Haksız Tahrik ve Meşru Savunmanın Farkı Nedir?
Meşru savunma, gerek kendisine ve gerek başkasına ait bir hakka yönelmiş, gerçekleşen, gerçekleşmesi veya tekrarlanacağı kesin olan haksız bir saldırıyı o anki hal ve koşullara göre saldırı ile orantılı biçimde defetmek zorunluluğu ile işlenen fiiller kapsamında işlenen haksız sayılabilecek fiilleri, hukuk düzeninde uygun hale getiren düzenlemedir. Dikkat edilmelidir ki meşru savunmada saldırı henüz sona ermemiş, halen devam etmektedir; haksız tahrikte ise haksız fiil sona ermiştir, burada bir savunma hali yoktur. Ayrıca meşru savunmanın kabulü halinde eylem, haksızlık içeriyor dahi olsa hukuka uygun sayılır; buna rağmen haksız tahrikte fiilin haksızlığı devam eder, yalnızca cezasında indirime gidilmektedir.
Kanun Koyucu Haksız Tahrik Müessesini Niçin Düzenlemiştir?
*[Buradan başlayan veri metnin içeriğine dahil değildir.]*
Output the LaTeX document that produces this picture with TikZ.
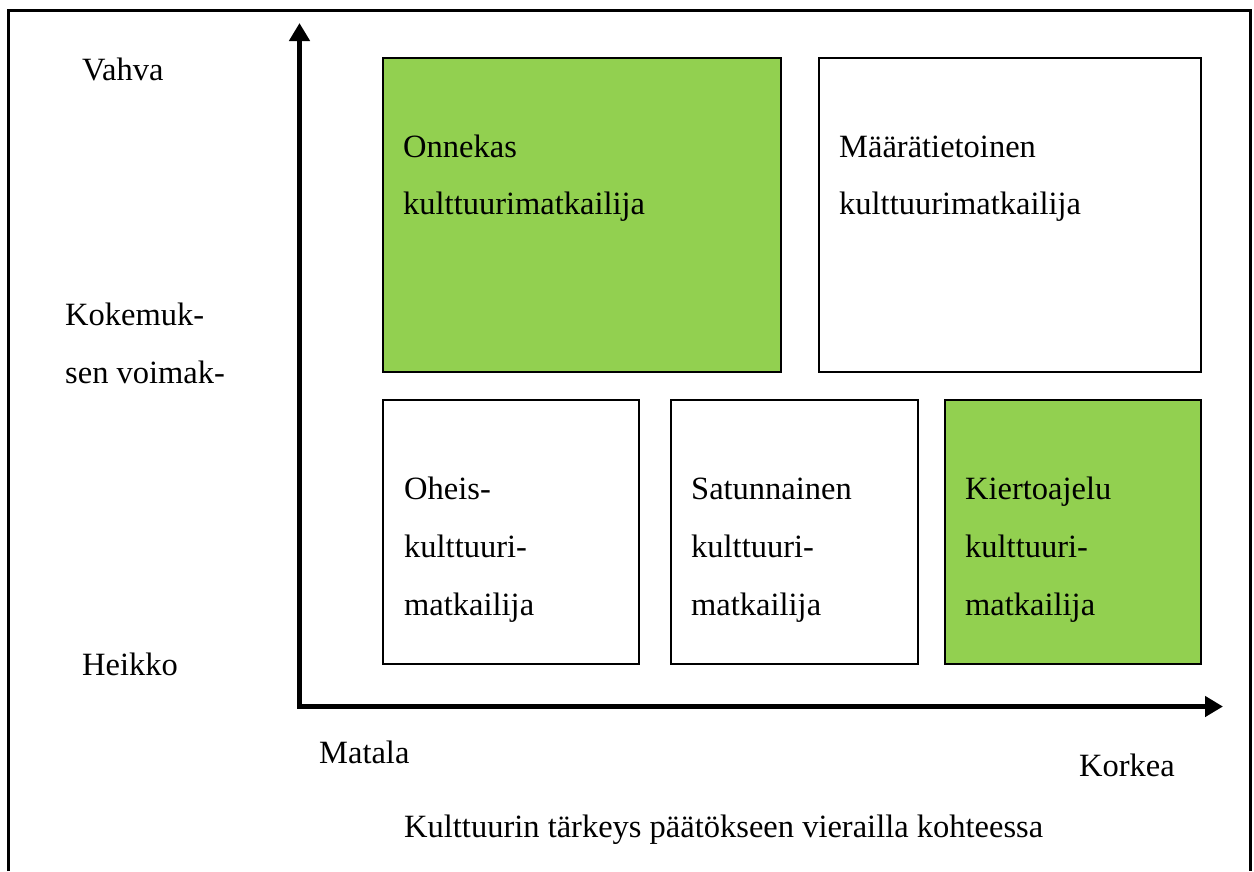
\documentclass[tikz,border=0pt]{standalone}
\usepackage{fontspec}
\setmainfont{Liberation Serif}
\usetikzlibrary{arrows.meta}
\definecolor{boxgreen}{HTML}{92D050}
\tikzset{
  quad/.style={draw=black, line width=1.8pt, rectangle, anchor=north west, inner sep=0pt},
  greenquad/.style={quad, fill=boxgreen},
  whitequad/.style={quad, fill=white},
  lbl/.style={anchor=base west, inner sep=0pt, font=\fontsize{32.5}{40}\selectfont},
  axisline/.style={line width=5pt, {Triangle[length=18pt,width=20pt]}-{Triangle[length=18pt,width=20pt]}},
}
\begin{document}
\begin{tikzpicture}[x=1pt, y=-1pt]
\useasboundingbox (0,0) rectangle (1254,871);
% outer frame (open at bottom)
\draw[line width=3pt] (8,871) -- (8,10) -- (1250,10) -- (1250,871);

% boxes
\node[greenquad, minimum width=398pt, minimum height=314pt] (onnekas) at (382,57) {};
\node[whitequad, minimum width=382pt, minimum height=314pt] (maara) at (818,57) {};
\node[whitequad, minimum width=256pt, minimum height=264pt] (oheis) at (382,399) {};
\node[whitequad, minimum width=247pt, minimum height=264pt] (satun) at (670,399) {};
\node[greenquad, minimum width=256pt, minimum height=264pt] (kierto) at (944,399) {};

% box texts
\node[lbl] (t1a) at (403,157) {Onnekas};
\node[lbl] (t1b) at (403,214) {kulttuurimatkailija};
\node[lbl] (t2a) at (839,157) {Määrätietoinen};
\node[lbl] (t2b) at (839,214) {kulttuurimatkailija};
\node[lbl] (t3a) at (404,499) {Oheis-};
\node[lbl] (t3b) at (404,557) {kulttuuri-};
\node[lbl] (t3c) at (404,615) {matkailija};
\node[lbl] (t4a) at (691,499) {Satunnainen};
\node[lbl] (t4b) at (691,557) {kulttuuri-};
\node[lbl] (t4c) at (691,615) {matkailija};
\node[lbl] (t5a) at (965,499) {Kiertoajelu};
\node[lbl] (t5b) at (965,557) {kulttuuri-};
\node[lbl] (t5c) at (965,615) {matkailija};

% axes
\coordinate (ytop) at (299.5,23);
\coordinate (orig) at (299.5,706.5);
\coordinate (xend) at (1223,706.5);
\draw[axisline] (ytop) -- (orig) -- (xend);

% axis labels
\node[lbl] (vahva) at (82,80) {Vahva};
\node[lbl] (koke1) at (65,325) {Kokemuk-};
\node[lbl] (koke2) at (65,383) {sen voimak-};
\node[lbl] (heikko) at (82,675) {Heikko};
\node[lbl] (matala) at (319,763) {Matala};
\node[lbl] (korkea) at (1079,776) {Korkea};
\node[lbl] (title) at (404,837) {Kulttuurin tärkeys päätökseen vierailla kohteessa};
\end{tikzpicture}
\end{document}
Anayasa Mahkemesi, 19.02.2009 tarihli bir kararında, ‘’ Yasanın genel gerekçesinde de ifade edildiği gibi, toplum savunmasını hiçbir suretle tehlikeye sokmaksızın insancıl yaklaşımı vurgulamak ve suçlunun toplumla barışık hale getirilmesini cezanın temel amacı olarak göz önünde bulundurmak ilkesini tercih eden yasa koyucu, bu ilkenin temel gereği olarak suçlunun yeniden sosyalleşmesini ve uygun bir iyileştirmeye tabi tutularak toplumla yeniden bütünleşmesini sağlamak için itiraz konusu kuralda, haksız tahriki ceza sorumluluğunu azaltan bir neden olarak kabul etmiş ve haksız tahrik altında suç işleyenlerin cezasından, maruz kaldıkları tahrikin derecesine göre belli indirimler öngörmüştür’’ şeklinde bir hüküm kurmakla, bu müessesenin yaratılma nedeninin suçlunun toplumla barışık hale gelmesi, deyim yerindeyse ıslah amacının olduğunu kabul etmiştir. Bilindiği gibi cezalara yaptırımının amacı aslında, suç işlenmesini önlemek, suç işlenmiş ise yeniden işlenmemesi için uygun ortamı yaratmak ve en nihayetinde suçluyu topluma kazandırmaktır.